Through age 14, Mortenson lived in Africa as a Missionary’s son, then, moved to Minnesota. A good student and athlete, he enlisted in Army on graduation from high school to take advantage of the GI Bill that pays for college later. He climbed every mountain he could, while becoming a Registered Nurse. He lived in his truck or in the most squalid flats or in the barbaric outdoors. A poor budgeter, he was always broke. After deciding to build a school for girls in Pakistan, he calculated that he needed $12,000 to build one school, and raised exactly that. He scrambled and scratched and begged his way through endless donors to build 81 schools, serving 25,000 students by 2009. Sadly, his heroic achievements pale in comparison to the hundreds and sometimes thousands of huge madrassas’ (religious-military schools) that Arab oil money builds every year, to train soldiers and terrorists to fight the West.

After 9/11, Mortenson’s world changed. His endless returns into Pakistani war zones were “as heroic as the firefighters racing up the teeming steps of the burning World Trade Center to save lives.” The good Muslims treated him like a god. The U.S. drove the Taliban out of Afghanistan into Pakistan, especially into its mountainous regions, where Mortenson’s schools were being created. American planes endlessly bombed innocent women and children and Pakistani men who were not America’s enemies; these permanently maimed or dead victims were called “collateral damage”, expendable, a “necessary” price of the war, by the U.S. military, and we ignore them. As Mortenson lamented, “There is no greater insult in the Islamic world and, for that, we shall never be forgiven.” In its tribute to Mortenson, the headline of Parade Magazine’s cover, read, “He Fights Terror with Books”. In the article, Mortenson was quoted as forewarning us, “We must win the War on Terror with books, not bombs.” The Obama’s and McCain’s of the word remain deaf to such humanitarian admonitions.

After the Taliban were driven from Afghanistan, the previously non-extant drug trade exploded, and Afghanistan became the source of two thirds of the world’s raw material for the heroine trade. The prosperous opium lords enlarged their militias making local governments largely irrelevant. These armies of drug traders fought the Russians, the Taliban, the Americans and anyone else who trespasses upon their lucrative turf. The U.S. government can take full credit for this change of power in Afghanistan.

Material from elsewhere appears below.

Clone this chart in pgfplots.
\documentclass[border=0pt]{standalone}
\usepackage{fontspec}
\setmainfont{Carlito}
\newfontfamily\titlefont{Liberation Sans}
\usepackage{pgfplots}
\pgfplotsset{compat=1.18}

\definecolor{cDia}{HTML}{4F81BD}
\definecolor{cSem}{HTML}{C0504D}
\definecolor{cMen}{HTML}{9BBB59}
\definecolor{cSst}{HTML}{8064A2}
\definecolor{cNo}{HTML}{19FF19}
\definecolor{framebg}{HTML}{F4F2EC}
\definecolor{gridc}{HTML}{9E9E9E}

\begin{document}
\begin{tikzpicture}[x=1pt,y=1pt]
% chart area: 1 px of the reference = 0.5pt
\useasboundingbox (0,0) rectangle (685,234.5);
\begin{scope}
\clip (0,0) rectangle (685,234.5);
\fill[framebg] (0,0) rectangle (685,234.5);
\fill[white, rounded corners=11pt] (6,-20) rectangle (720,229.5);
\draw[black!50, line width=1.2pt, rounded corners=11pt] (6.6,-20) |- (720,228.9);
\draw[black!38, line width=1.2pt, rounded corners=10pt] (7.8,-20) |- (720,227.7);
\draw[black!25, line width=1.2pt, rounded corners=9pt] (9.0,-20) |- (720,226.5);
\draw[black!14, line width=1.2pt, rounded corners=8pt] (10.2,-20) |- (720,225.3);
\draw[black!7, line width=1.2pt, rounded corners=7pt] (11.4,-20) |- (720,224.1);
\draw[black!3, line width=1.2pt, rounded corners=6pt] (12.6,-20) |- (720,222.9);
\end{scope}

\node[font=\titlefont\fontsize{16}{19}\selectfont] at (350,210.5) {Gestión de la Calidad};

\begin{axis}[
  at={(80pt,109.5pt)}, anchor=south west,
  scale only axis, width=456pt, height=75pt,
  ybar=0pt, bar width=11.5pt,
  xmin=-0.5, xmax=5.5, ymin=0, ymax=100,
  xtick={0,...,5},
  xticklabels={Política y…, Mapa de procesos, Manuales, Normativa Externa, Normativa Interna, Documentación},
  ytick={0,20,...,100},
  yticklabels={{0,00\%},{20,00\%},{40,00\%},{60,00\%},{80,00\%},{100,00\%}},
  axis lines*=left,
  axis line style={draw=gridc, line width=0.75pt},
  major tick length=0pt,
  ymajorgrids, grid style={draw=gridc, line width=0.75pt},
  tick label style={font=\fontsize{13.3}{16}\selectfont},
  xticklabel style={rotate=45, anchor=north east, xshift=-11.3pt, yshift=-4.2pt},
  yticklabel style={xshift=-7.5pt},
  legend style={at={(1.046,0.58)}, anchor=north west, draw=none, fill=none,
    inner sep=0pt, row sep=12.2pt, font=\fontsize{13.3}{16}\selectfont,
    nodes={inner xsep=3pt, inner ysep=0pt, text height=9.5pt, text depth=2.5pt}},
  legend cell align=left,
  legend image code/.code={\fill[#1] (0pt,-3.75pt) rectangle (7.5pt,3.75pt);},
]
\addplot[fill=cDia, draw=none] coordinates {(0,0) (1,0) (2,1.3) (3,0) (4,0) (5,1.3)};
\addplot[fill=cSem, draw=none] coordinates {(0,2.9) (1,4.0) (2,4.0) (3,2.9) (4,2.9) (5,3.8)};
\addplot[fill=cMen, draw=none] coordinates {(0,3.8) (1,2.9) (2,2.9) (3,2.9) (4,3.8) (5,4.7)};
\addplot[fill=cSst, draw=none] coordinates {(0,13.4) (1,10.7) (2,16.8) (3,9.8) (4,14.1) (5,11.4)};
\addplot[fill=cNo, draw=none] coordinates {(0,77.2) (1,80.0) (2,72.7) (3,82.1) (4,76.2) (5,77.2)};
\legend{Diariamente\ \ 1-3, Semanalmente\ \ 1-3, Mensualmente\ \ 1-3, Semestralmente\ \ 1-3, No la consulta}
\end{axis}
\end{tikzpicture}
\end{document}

In March 2009, Pakistan’s government presented Greg Mortenson with its highest civilian award, the Sitara-e-Pakistan (Star of Pakistan). He remains a World Icon today, and many celebrities have followed his lead, by funding the widely-publicized construction of low-cost schools in the Middle East and Africa. Mortenson, who eschews publicity and continues to live largely in the basement of his humble home, has generated a loving light which has shown millions a safer road to peace.